For those pursuing postgraduate studies, there are several scholarship programs available:
- The merit scholarship program for foreign students (PBEEE) is offered by the Fonds de recherche du Québec. These scholarships cover doctorate research, postdoctoral internships, and short-term research or professional development.
- The Vanier Canada Graduate Scholarships (external link) are worth $50,000 a year for three years.
- The Pierre Elliott Trudeau Foundation doctoral scholarships (external link) can provide you with up to $60,000 annually for three years.
Finally, you may be able to receive financial assistance for your thesis or postdoctoral studies in Canada from the International Council for Canadian Studies (external link).
Good to know
If you wish to combine your studies or internship with travel outside Quebec or Canada, there are programs to help defray the costs. Find out about financial assistance for studies outside Quebec (external link), including the International Mobility and Short-Term Stays Outside Québec Program (external).
These scholarships to support educational stays or activities abroad can range from $750 to $1,000 per month. They cover work experience and research internships, student exchange programs, seminars, colloquia, and educational events recognized by your university.
Student line of credit
If you don’t qualify for any government assistance or scholarships and bursaries, or if the amounts you receive are simply insufficient, consider turning to financial institutions.
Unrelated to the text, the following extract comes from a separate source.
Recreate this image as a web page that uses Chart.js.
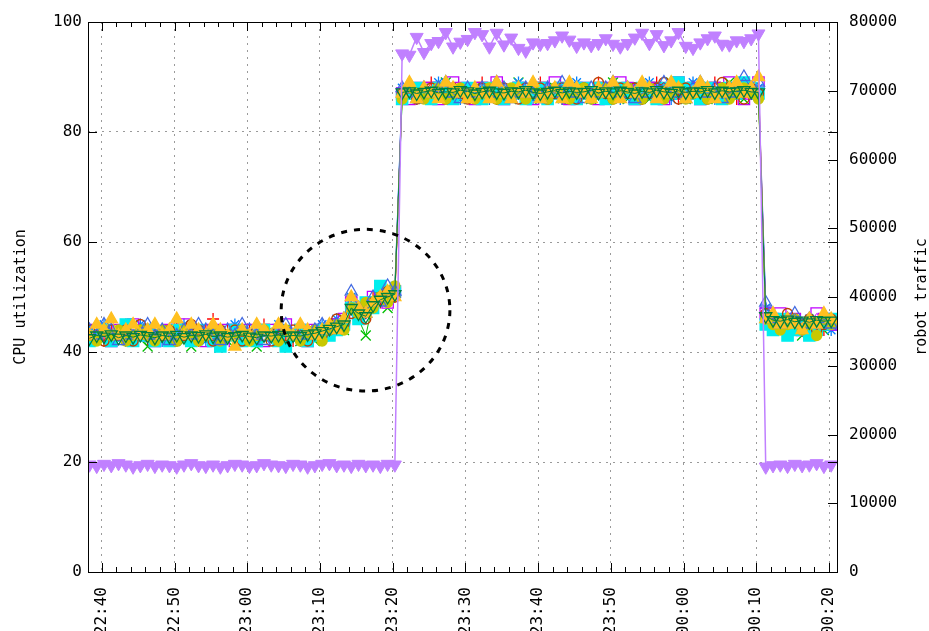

They offer student lines of credit at lower interest rates than other types of lines.
Depending on your program, you may even only have to repay the monthly interest while you study. You can then repay the loan once you complete your full-time studies.
There are many financial challenges to face during your studies, and the best way to tackle them is by drawing up a monthly budget. This will give you an accurate picture of your various expenses, especially those related to housing and groceries.